-- Start EXERCISE INPUT --

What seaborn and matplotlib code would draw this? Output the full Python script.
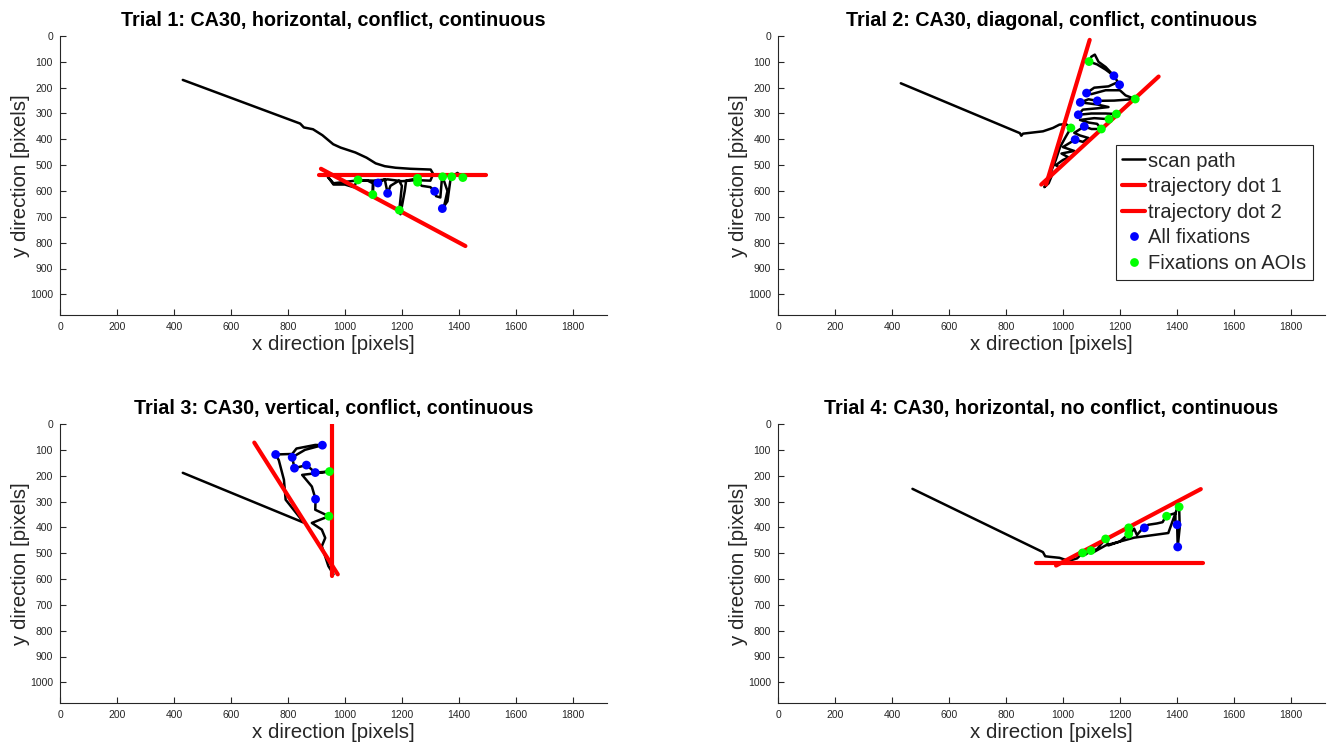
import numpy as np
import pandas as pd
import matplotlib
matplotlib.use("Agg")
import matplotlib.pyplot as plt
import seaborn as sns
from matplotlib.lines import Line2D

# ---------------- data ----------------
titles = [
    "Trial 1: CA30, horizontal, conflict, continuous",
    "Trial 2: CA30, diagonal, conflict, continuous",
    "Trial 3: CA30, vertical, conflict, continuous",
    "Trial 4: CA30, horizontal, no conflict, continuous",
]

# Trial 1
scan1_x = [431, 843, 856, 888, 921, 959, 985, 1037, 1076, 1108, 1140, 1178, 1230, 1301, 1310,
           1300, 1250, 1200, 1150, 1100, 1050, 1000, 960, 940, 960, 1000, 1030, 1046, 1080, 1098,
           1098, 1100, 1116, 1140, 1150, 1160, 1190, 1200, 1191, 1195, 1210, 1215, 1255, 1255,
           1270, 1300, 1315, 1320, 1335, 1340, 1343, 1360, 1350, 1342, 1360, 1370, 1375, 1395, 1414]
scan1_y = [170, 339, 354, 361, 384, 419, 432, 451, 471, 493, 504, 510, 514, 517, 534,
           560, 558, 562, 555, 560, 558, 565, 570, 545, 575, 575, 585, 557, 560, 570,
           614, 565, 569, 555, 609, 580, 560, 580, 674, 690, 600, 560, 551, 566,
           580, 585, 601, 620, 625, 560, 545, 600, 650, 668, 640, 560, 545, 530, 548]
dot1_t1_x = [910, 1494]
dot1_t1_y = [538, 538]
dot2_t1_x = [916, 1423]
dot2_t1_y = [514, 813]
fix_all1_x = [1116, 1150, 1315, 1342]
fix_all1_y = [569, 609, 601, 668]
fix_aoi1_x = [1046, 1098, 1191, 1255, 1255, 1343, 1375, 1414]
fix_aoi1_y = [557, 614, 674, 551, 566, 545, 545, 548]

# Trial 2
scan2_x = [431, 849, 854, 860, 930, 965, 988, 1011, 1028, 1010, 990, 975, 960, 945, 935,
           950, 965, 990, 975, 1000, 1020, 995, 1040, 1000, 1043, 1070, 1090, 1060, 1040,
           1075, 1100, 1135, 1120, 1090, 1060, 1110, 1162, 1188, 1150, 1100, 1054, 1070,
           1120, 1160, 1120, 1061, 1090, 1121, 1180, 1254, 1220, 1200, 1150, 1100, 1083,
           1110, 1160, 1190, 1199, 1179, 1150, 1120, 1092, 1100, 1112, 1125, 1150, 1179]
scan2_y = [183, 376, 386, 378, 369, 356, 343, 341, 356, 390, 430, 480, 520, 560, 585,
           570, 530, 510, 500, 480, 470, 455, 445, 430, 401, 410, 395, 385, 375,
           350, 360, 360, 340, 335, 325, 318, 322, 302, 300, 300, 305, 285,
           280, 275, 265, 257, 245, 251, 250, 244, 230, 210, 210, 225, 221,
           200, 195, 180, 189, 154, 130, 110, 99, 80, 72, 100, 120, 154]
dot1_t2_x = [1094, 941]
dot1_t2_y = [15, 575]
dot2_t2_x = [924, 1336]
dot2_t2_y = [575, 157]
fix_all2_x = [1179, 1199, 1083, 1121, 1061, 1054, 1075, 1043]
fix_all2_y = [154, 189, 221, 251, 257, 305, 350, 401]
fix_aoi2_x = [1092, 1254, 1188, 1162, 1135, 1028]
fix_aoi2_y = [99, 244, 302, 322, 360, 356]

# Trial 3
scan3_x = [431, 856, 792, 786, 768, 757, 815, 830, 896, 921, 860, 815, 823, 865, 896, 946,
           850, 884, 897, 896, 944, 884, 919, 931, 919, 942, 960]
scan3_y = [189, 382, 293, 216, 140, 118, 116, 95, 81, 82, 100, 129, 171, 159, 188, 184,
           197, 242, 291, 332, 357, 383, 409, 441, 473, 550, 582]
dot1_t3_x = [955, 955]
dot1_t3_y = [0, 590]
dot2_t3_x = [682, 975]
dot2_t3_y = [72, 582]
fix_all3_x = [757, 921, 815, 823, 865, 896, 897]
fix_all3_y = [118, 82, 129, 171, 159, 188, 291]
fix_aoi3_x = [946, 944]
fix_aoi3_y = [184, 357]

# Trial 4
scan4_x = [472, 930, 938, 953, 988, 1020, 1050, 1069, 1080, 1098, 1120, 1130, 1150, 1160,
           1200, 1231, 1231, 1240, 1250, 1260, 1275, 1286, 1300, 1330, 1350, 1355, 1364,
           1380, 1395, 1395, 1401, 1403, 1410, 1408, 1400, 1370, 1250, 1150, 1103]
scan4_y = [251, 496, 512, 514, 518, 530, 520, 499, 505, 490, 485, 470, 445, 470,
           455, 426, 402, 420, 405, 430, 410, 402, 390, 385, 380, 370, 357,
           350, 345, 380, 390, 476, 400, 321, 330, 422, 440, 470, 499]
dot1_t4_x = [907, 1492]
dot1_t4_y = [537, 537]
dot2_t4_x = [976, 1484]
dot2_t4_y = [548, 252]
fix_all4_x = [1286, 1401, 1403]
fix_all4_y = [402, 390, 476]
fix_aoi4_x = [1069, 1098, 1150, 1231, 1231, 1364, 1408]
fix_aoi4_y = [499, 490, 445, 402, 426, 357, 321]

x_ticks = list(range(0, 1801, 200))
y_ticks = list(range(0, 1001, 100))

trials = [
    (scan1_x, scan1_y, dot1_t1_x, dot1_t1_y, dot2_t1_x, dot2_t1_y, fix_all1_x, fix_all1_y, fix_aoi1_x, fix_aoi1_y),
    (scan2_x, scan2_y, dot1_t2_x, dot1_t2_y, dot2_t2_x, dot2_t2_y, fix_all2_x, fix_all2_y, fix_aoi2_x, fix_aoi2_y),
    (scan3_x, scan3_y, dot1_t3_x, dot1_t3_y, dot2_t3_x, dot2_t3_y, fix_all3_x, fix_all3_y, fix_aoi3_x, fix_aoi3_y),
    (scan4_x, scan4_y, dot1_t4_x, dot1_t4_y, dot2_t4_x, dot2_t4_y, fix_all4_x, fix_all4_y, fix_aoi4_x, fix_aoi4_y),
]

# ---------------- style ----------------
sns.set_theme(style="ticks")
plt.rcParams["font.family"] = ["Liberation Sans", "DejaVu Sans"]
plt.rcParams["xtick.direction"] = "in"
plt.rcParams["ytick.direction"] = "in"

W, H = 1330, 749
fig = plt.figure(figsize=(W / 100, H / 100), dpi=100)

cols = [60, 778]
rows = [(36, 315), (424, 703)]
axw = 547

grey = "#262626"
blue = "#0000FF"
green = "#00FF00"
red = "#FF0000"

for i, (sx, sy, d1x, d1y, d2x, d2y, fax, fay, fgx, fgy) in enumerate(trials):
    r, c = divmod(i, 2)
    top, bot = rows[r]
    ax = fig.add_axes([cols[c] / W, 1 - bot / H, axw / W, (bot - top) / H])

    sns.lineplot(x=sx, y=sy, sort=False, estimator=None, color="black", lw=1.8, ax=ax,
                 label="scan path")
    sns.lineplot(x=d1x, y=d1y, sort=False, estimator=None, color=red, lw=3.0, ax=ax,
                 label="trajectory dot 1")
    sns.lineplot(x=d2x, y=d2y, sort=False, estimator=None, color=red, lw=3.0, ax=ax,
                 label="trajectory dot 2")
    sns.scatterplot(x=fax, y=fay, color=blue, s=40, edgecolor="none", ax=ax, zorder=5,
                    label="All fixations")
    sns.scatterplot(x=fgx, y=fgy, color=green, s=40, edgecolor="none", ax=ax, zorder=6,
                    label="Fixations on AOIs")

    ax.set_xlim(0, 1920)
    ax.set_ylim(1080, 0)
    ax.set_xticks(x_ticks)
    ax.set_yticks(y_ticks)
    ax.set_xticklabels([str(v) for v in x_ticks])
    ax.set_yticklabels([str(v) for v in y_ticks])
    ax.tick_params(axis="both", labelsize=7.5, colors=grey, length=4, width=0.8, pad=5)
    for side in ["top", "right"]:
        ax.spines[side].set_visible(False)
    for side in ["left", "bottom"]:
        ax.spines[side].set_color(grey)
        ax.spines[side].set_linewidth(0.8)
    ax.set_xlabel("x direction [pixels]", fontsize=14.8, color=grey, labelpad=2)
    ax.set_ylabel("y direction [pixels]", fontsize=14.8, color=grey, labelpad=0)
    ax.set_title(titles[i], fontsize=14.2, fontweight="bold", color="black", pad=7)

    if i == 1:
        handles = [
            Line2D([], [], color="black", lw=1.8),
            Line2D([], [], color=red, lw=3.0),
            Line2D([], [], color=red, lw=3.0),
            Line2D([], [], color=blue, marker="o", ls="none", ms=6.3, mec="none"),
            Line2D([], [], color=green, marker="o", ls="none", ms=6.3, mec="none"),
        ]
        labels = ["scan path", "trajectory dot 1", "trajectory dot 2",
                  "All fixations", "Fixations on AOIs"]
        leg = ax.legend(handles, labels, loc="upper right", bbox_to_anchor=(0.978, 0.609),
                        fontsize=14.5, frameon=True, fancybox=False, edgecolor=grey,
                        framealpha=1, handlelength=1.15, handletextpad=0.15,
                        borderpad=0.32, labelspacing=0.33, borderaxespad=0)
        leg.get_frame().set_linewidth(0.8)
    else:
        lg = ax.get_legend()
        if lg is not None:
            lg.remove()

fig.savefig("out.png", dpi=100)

-- End EXERCISE INPUT --
-- Start EXERCISE INPUT --

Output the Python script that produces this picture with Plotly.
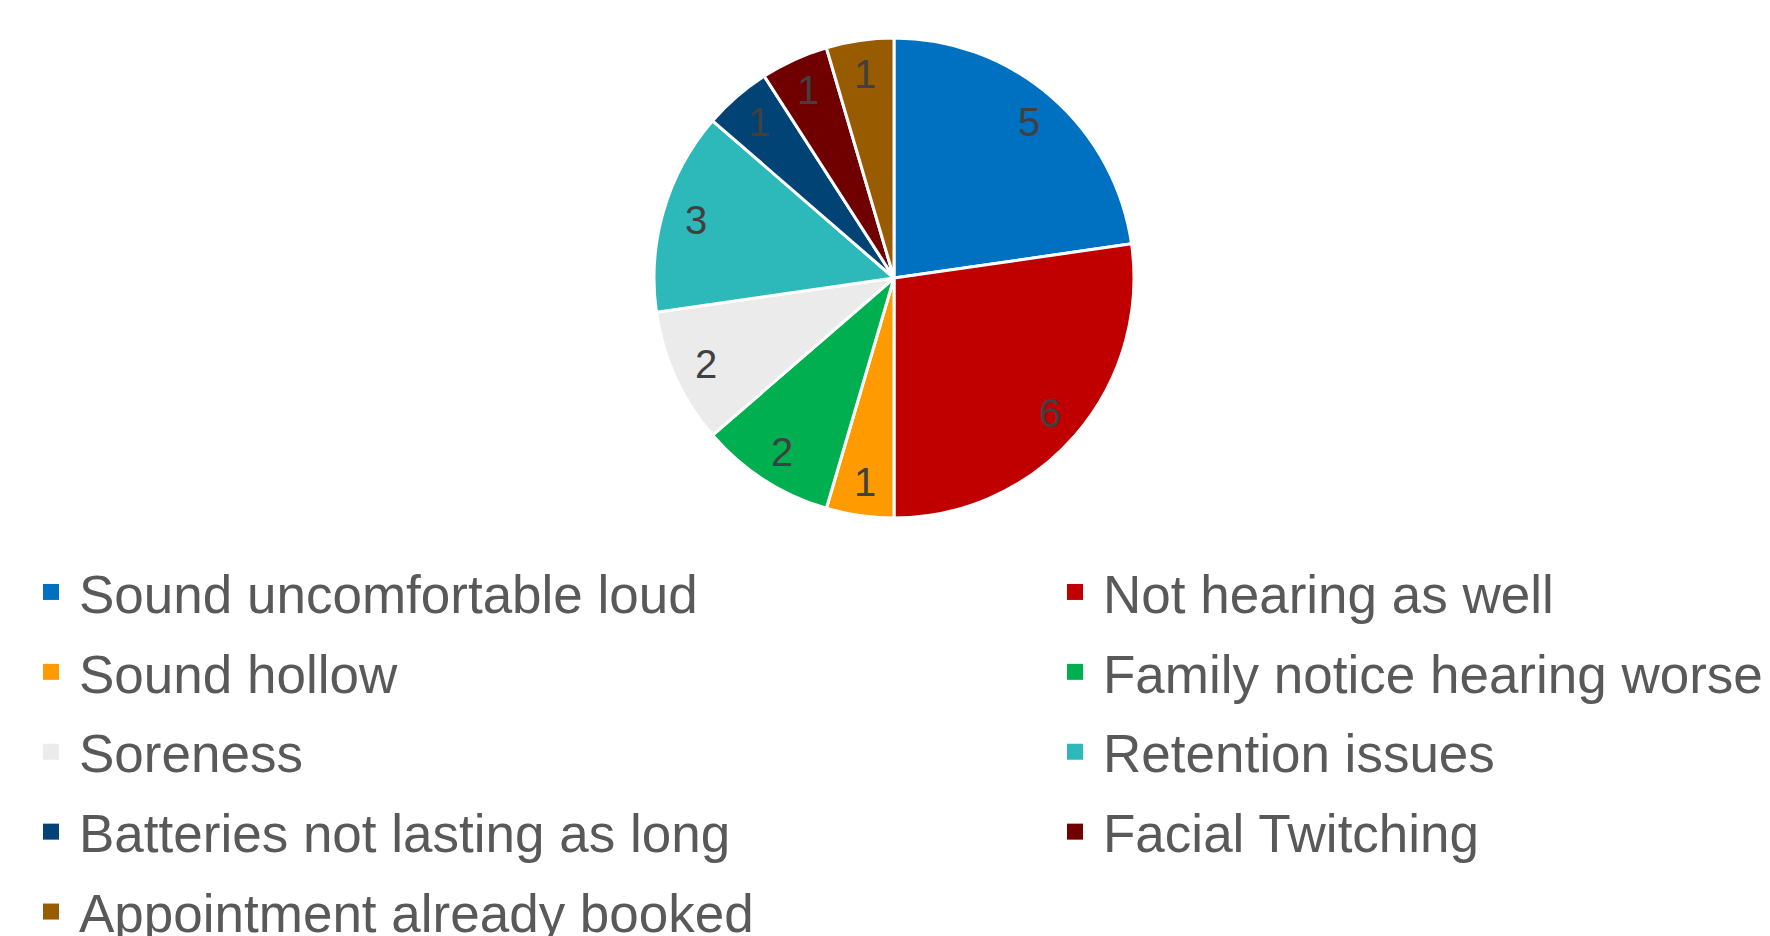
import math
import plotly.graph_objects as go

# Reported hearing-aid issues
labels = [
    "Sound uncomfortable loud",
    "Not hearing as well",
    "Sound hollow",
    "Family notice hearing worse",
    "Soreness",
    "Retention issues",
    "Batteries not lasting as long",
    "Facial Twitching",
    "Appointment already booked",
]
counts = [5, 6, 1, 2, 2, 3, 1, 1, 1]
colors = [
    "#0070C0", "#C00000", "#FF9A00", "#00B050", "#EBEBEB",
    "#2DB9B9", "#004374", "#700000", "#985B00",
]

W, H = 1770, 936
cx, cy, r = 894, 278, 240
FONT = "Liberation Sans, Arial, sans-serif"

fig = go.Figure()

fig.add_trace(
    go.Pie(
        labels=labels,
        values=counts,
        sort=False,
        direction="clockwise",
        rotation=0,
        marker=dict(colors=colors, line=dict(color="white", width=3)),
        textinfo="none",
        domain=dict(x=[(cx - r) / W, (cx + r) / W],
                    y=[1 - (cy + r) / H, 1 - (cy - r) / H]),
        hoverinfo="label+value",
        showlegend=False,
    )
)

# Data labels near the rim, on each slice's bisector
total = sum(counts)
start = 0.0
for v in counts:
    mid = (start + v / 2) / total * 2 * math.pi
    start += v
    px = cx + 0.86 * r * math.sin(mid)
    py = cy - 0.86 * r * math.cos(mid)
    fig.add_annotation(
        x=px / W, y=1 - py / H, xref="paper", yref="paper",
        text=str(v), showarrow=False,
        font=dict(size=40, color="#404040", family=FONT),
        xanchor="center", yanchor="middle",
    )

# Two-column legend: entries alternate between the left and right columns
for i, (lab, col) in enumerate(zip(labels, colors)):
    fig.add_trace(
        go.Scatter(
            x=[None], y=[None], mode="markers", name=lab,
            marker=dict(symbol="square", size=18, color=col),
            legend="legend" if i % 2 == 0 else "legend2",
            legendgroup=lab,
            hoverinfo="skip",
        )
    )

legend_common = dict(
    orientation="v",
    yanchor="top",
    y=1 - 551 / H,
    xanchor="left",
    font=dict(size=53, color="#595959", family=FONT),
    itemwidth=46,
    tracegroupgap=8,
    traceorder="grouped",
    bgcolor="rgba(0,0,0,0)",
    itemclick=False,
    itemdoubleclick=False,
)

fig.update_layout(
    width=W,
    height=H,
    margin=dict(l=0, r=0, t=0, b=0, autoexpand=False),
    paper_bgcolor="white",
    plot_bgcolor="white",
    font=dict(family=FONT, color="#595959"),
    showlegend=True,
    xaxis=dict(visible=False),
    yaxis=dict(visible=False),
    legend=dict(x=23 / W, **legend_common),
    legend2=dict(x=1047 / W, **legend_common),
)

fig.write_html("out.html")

-- End EXERCISE INPUT --
-- Start EXERCISE INPUT --

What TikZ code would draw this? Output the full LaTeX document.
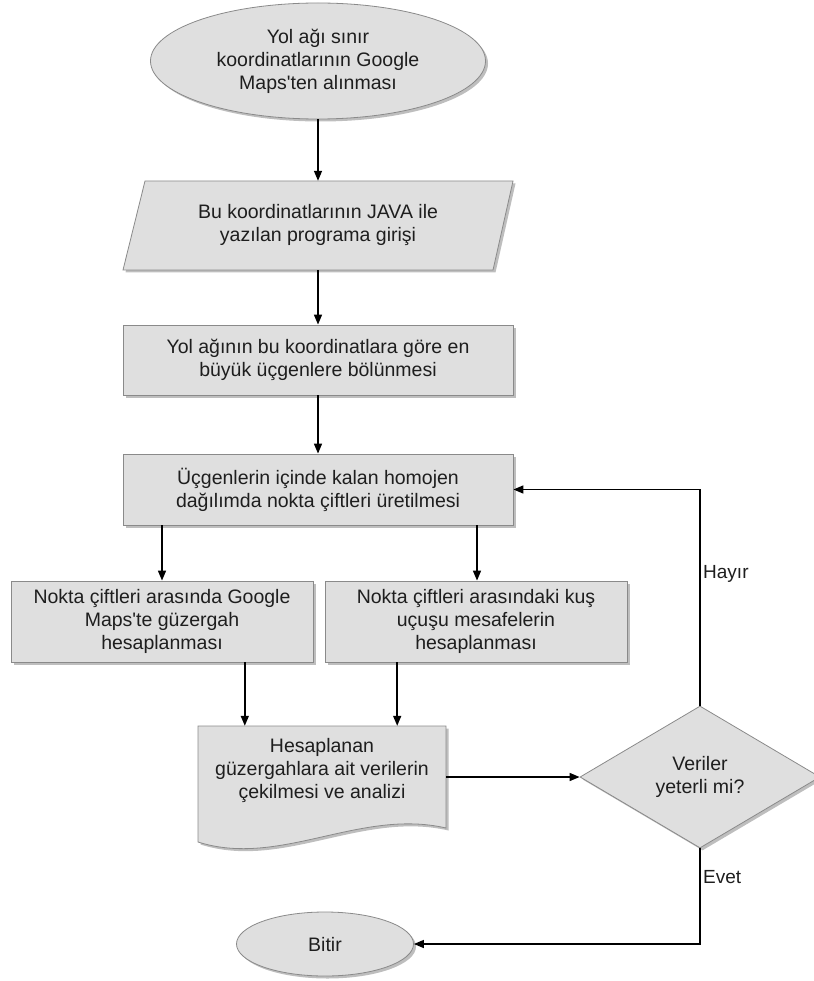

-- End EXERCISE INPUT --

THE PROBLEM
Leave the pictures out and copy exactly the lines from the one with "What seaborn and" through the one with "from matplotlib.lines import Line2D", nothing more.

FINAL RESULT
What seaborn and matplotlib code would draw this? Output the full Python script.
import numpy as np
import pandas as pd
import matplotlib
matplotlib.use("Agg")
import matplotlib.pyplot as plt
import seaborn as sns
from matplotlib.lines import Line2D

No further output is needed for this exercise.